Real estate holding in France by Liechtenstein companies
The Tax Information Exchange Agreement (TIEA) between Liechtenstein and France has been in force since 19 August 2010. The TIEA applies to tax periods from 1 January 2010 or, where no tax period applies, to all tax claims arising on or since that date.
The information exchange takes place only when specifically requested. It conforms to the OECD standard and the OECD Commentary on such agreements.
In this regard, the question arises of how France is going to treat the holding of real estate by legal persons in Liechtenstein, especially Establishments.
In principle France levies the following taxes on properties located in France; furthermore, allowance must be made for the following property-related costs:
1. Registration fees amount to around 7% of purchase price, including notarial fees (a natural person incurs the same costs on a purchase).
2. Capital gains tax amounts to 33 1/3% on the gain from the sale. This tax is significantly higher than if the property is held by a natural person or SCI (Société Civile Immobilière).
3. Taxe Foncière (real estate tax) and Taxe d'Habitation (habitation tax) are payable annually. They are a kind of taxation of rental value, and should approximate to the same amount for natural persons. The tax rate for legal persons is 33 1/3% and up to 40% for natural persons. The taxe basis is not the same.
4. The annual solidarity tax on wealth (ISF), ranging from 0.55 to 1.8%, is not payable below a certain threshold. Though it applies to both legal and natural persons, the methods of calculation are not identical. However, these differences would not be decisive factors in a purchase decision.
5. The annual tax return, on forms 2072/2746, relates to the beneficial owner of the legal person. If the legal person is not established in a convention state, a 3% tax is payable annually on the market value.
6. Under Article 164 C of the General Tax Code, an annual tax of three times the rental value applies if the property is held by a legal person based in a tax haven.
Under the TIEA now concluded, the annual taxes mentioned in 5 and 6 above cease to apply from the 2010 assessment period. Hence the taxation becomes similar to the case of holding by an SCI (Société Civile Immobilière) or by a natural person abroad.
TIEA with Germany
The Tax Information Exchange Agreement between Liechtenstein and Germany applies to tax periods from 1 January 2010. Germany has repeatedly confirmed that § 15, especially paragraphs 1 and 6, of Germany's Foreign Tax Relations Act (AStG) now applies to Liechtenstein. This means that the earnings of discretionary foundations without a fixed group of beneficiaries (50% or more) are no longer imputable to the founder and/or beneficiaries. However, contributions of assets remains subject to German gift tax, while any distributions are subject to income tax (and gift tax problems?).
Earnings of a foundation with tax transparency (right of revocation; or right of amendment of by-laws – explicit or de facto; or mandate agreements) are attributed to the founder or beneficiaries. The foundation is non-existent for tax purposes. Hence the problems of gift tax do not arise.
A "transparent" foundation investing all its assets in gold generates no income, thus maximising its tax neutrality in wealth management terms.
A "transparent" family foundation is tax neutral and serves for asset protection purposes.
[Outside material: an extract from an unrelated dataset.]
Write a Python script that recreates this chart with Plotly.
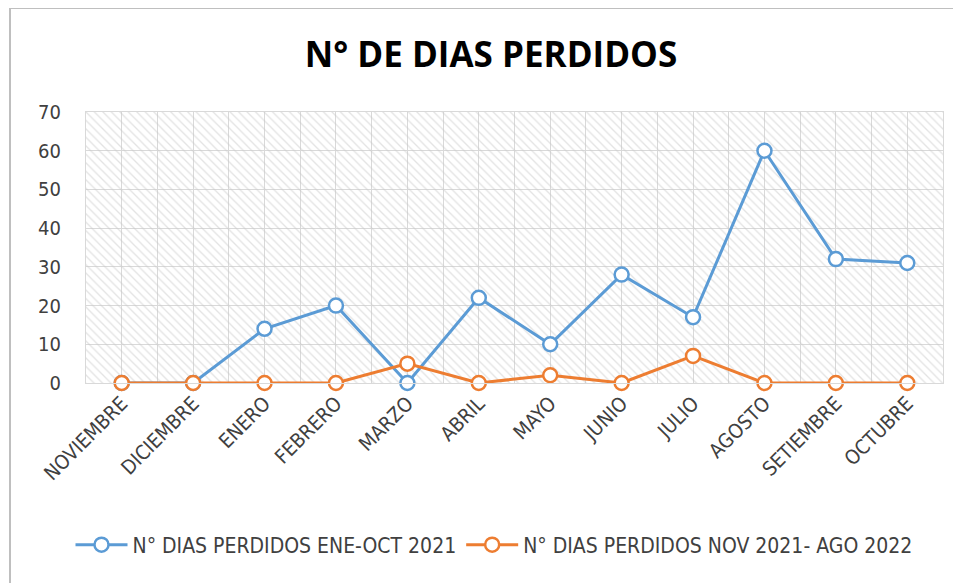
import plotly.graph_objects as go

months = ["NOVIEMBRE", "DICIEMBRE", "ENERO", "FEBRERO", "MARZO", "ABRIL",
          "MAYO", "JUNIO", "JULIO", "AGOSTO", "SETIEMBRE", "OCTUBRE"]
serie_2021 = [0, 0, 14, 20, 0, 22, 10, 28, 17, 60, 32, 31]
serie_2022 = [0, 0, 0, 0, 5, 0, 2, 0, 7, 0, 0, 0]
name_2021 = "N° DIAS PERDIDOS ENE-OCT 2021"
name_2022 = "N° DIAS PERDIDOS NOV 2021- AGO 2022"
y_ticks = [0, 10, 20, 30, 40, 50, 60, 70]
title_text = "N° DE DIAS PERDIDOS"

idx = list(range(len(months)))
ymax = y_ticks[-1]

BLUE = "#5B9BD5"
ORANGE = "#ED7D31"
GRID = "#d9d9d9"
TXT = "#404040"
NARROW = "Liberation Sans Narrow, DejaVu Sans Condensed, Open Sans, sans-serif"

# page is drawn with an 8px body margin, so the figure is 8px smaller
W, H = 953, 575
L, R, T, B = 78, 18, 104, 200
PW, PH = W - L - R, H - T - B

fig = go.Figure()

# hatched plot-area background
fig.add_trace(go.Bar(
    x=idx, y=[ymax] * len(idx), width=1,
    marker=dict(color="rgba(0,0,0,0)", line=dict(width=0),
                pattern=dict(shape="\\", fgcolor="#c8c8c8", bgcolor="rgba(0,0,0,0)",
                             size=6, solidity=0.22)),
    hoverinfo="skip", showlegend=False,
))

for name, vals, col in [(name_2021, serie_2021, BLUE), (name_2022, serie_2022, ORANGE)]:
    fig.add_trace(go.Scatter(
        x=idx, y=vals, name=name, mode="lines+markers",
        line=dict(color=col, width=3),
        marker=dict(symbol="circle", size=14, color="white",
                    line=dict(color=col, width=2.5)),
        cliponaxis=False,
    ))

fig.update_layout(
    width=W, height=H,
    margin=dict(l=L, r=R, t=T, b=B),
    paper_bgcolor="white", plot_bgcolor="white",
    font=dict(family=NARROW, color=TXT),
    title=dict(text="<b>" + title_text + "</b>", x=483 / W, xanchor="center",
               y=1 - 47 / H, yanchor="middle",
               font=dict(size=35, color="#000000", family="Open Sans, sans-serif")),
    bargap=0,
    showlegend=True,
    legend=dict(orientation="h", x=(486 - L) / PW, xanchor="center",
                y=(PH - (537 - T)) / PH, yanchor="middle",
                font=dict(size=21, color=TXT), itemwidth=52, tracegroupgap=0),
    shapes=[dict(type="rect", xref="paper", yref="paper",
                 x0=(2 - L) / PW, x1=(W + 30 - L) / PW,
                 y0=-(H + 30 - T - PH) / PH, y1=(T + PH - 0) / PH,
                 line=dict(color="#bfbfbf", width=2), fillcolor="rgba(0,0,0,0)",
                 layer="below")],
)

fig.update_xaxes(
    range=[-0.5, len(months) - 0.5],
    tickmode="array", tickvals=idx, ticktext=months,
    tickangle=-45, tickfont=dict(size=20, color=TXT, family=NARROW),
    showgrid=True, gridcolor=GRID, gridwidth=1,
    minor=dict(tickmode="array", tickvals=[i + 0.5 for i in idx[:-1]],
               showgrid=True, gridcolor=GRID, gridwidth=1, ticks=""),
    showline=True, linecolor=GRID, mirror=True, zeroline=False, ticks="",
)
fig.update_yaxes(
    range=[0, ymax], tickvals=y_ticks,
    tickfont=dict(size=20, color=TXT, family=NARROW),
    showgrid=True, gridcolor=GRID, gridwidth=1,
    showline=True, linecolor=GRID, mirror=True, zeroline=False, ticks="",
    ticklabelstandoff=20,
)

fig.write_html("out.html")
Liechtenstein law makes sure that a properly set up foundation limiting the founder's rights can serve as a firewall against creditor and family member claims, so offering the same advantages as seen in common law countries. So the foundation stays – in a tax transparent world – a valid product as part of the wealth management.
The content of this article is intended to provide a general guide to the subject matter. Specialist advice should be sought about your specific circumstances.